Magic and allyship

Photograph courtesy of University of Houston

Written by Ryan Nickerson

When you think about what it must be like being black and gay, hearing a black gay person talk is probably the best way to go about it.

The Office of Diversity, Equity and Inclusion hosted Harrison Guy, the chair of Mayor Turner’s LGBTQ advisory board, to speak to students.

“The black community would like us to believe that black gay men just recently popped up like we came out of nowhere,” Guy said. “But I’m really glad I know better than that”.

Even though Guy grew up with a supportive family, he was heavily involved in church, and the trials of growing up black and gay did not evade him.

“I often get asked in [the LGBTQ] community where my perspective comes from and how did I get to this place of being so comfortable with who I am,” said Guy. “And the answer is, ‘I was raised by magic’.”

Guy, explained how black people are almost expected to have traumatic coming out stories, but he had a family that accepted him for who he was.

Guy faced hardship outside his household.

“I would be at home and just queen out and be myself, but I would go to school and there was a sort of dissonance because that wasn’t the way the other boys were acting,” Guy said.

Starting in elementary school, Guy had discipline problems because he would act out as a way to distract people from the fact that he didn’t fit in.

“I think you are acting this way because you are embarrassed about who you are at home, and you are trying to figure out how you can also be that person at school and still be safe,” said an elementary school teacher.

That same teacher then wrote a play with Guy being the lead character. He had a chance to dance and sing on stage and his peers started to see him for who he is.

That teacher was Guy’s first ally. He had other teachers who challenged him to be himself, like his sister who was nothing like Guy but still stood up for him in front of his high school bullies.

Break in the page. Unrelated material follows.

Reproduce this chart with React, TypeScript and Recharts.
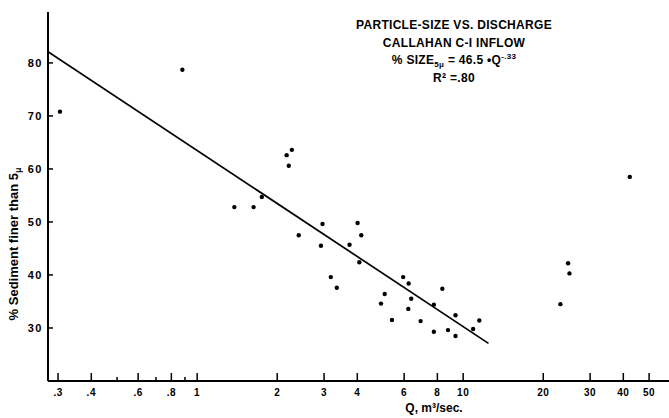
import { ScatterChart, Scatter, XAxis, YAxis } from 'recharts';

// discharge Q (m3/sec) and % sediment finer than 5 micron
const dischargeQ = [
  0.305, 0.88, 1.38, 1.63, 1.75, 2.17, 2.27, 2.21, 2.41, 2.96, 2.92, 3.18, 3.35,
  3.74, 4.01, 4.14, 4.07, 5.07, 4.91, 5.4, 5.95, 6.24, 6.38, 6.22, 6.92, 7.76,
  7.76, 8.35, 8.77, 9.36, 9.36, 10.9, 11.5, 23.2, 24.8, 25.1, 42.3,
];
const sedimentPct = [
  70.8, 78.7, 52.8, 52.8, 54.7, 62.6, 63.6, 60.6, 47.5, 49.6, 45.5, 39.6, 37.6,
  45.7, 49.8, 47.5, 42.4, 36.4, 34.6, 31.5, 39.6, 38.4, 35.5, 33.6, 31.3, 34.4,
  29.3, 37.4, 29.6, 32.4, 28.5, 29.8, 31.4, 34.5, 42.2, 40.3, 58.5,
];

// ends of the fitted line as drawn
const fitQ = [0.275, 12.45];
const fitPct = [82.1, 27.1];

const xTicks = [0.3, 0.4, 0.5, 0.6, 0.7, 0.8, 0.9, 1, 2, 3, 4, 6, 8, 10, 20, 30, 40, 50];
const xTickLabels: Record<number, string> = {
  0.3: '.3', 0.4: '.4', 0.6: '.6', 0.8: '.8', 1: '1', 2: '2', 3: '3', 4: '4',
  6: '6', 8: '8', 10: '10', 20: '20', 30: '30', 40: '40', 50: '50',
};
const yTicks = [30, 40, 50, 60, 70, 80];

const points = dischargeQ.map((q, i) => ({ q, pct: sedimentPct[i] }));
const fitLine = fitQ.map((q, i) => ({ q, pct: fitPct[i] }));

const FONT = '"Liberation Sans", Arial, sans-serif';

function XTick({ x, y, payload }: any) {
  const label = xTickLabels[payload.value];
  const len = label ? 8 : 4;
  return (
    <g>
      <line x1={x} y1={y} x2={x} y2={y - len} stroke="#000" strokeWidth={1.5} />
      {label && (
        <text x={x} y={y + 15} textAnchor="middle" fontSize={10} fontWeight="bold" fontFamily={FONT} fill="#000" letterSpacing={0.5}>
          {label}
        </text>
      )}
    </g>
  );
}

function YTick({ x, y, payload }: any) {
  return (
    <g>
      <line x1={x} y1={y} x2={x + 5} y2={y} stroke="#000" strokeWidth={1.5} />
      <text x={x - 5} y={y + 4} textAnchor="end" fontSize={11} fontWeight="bold" fontFamily={FONT} fill="#000" letterSpacing={1.5}>
        {payload.value}
      </text>
    </g>
  );
}

const dot = (props: any) => <circle cx={props.cx} cy={props.cy} r={2.2} fill="#000" />;

const small = { fontSize: 8, lineHeight: 0 };

export default function App() {
  return (
    <div style={{ position: 'absolute', left: 0, top: 0, width: 669, height: 418, background: '#fff', fontFamily: FONT }}>
      <ScatterChart width={669} height={418} margin={{ top: 12, right: 0, bottom: 0, left: 0 }}>
        <XAxis
          type="number"
          dataKey="q"
          scale="log"
          domain={[0.275, 59.4]}
          allowDataOverflow
          ticks={xTicks}
          interval={0}
          height={37}
          tickSize={0}
          tickMargin={0}
          tickLine={false}
          tick={<XTick />}
          axisLine={{ stroke: '#000', strokeWidth: 2 }}
        />
        <YAxis
          type="number"
          dataKey="pct"
          domain={[20, 89.6]}
          allowDataOverflow
          ticks={yTicks}
          interval={0}
          width={48}
          tickSize={0}
          tickMargin={0}
          tickLine={false}
          tick={<YTick />}
          axisLine={{ stroke: '#000', strokeWidth: 2 }}
        />
        <Scatter data={points} shape={dot} isAnimationActive={false} />
        <Scatter
          data={fitLine}
          line={{ stroke: '#000', strokeWidth: 1.7 }}
          shape={() => <g />}
          isAnimationActive={false}
        />
      </ScatterChart>

      <div style={{ position: 'absolute', left: 344, top: 17, width: 220, textAlign: 'center', fontSize: 12, fontWeight: 'bold', lineHeight: '17.5px', color: '#000', letterSpacing: 0.3 }}>
        <div>PARTICLE-SIZE VS. DISCHARGE</div>
        <div>CALLAHAN C-I INFLOW</div>
        <div>
          % SIZE<sub style={small}>5μ</sub> = 46.5 •Q<sup style={small}>-.33</sup>
        </div>
        <div>R² =.80</div>
      </div>

      <div style={{ position: 'absolute', left: 384, top: 401, width: 100, textAlign: 'center', fontSize: 12, fontWeight: 'bold', color: '#000' }}>
        Q, m³/sec.
      </div>

      <div
        style={{
          position: 'absolute', left: 13, top: 244, transform: 'translate(-50%, -50%) rotate(-90deg)',
          whiteSpace: 'nowrap', fontSize: 13, fontWeight: 'bold', color: '#000',
        }}
      >
        % Sediment finer than 5<sub style={{ fontSize: 9, lineHeight: 0 }}>μ</sub>
      </div>
    </div>
  );
}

“I don’t know that I have completely figured it out, but I come to you still pretty broken,” Guy said. “But if I’m being honest with you, I’m not sure if I want to be fixed because I like the way I am.”

Guy brought the audience a story of self-love and acceptance, challenging others to do the same. A person doesn’t have to be part of the LGBTQ community to be inspired by Guy’s story about fitting in and finding one’s self in the midst of difficult circumstances.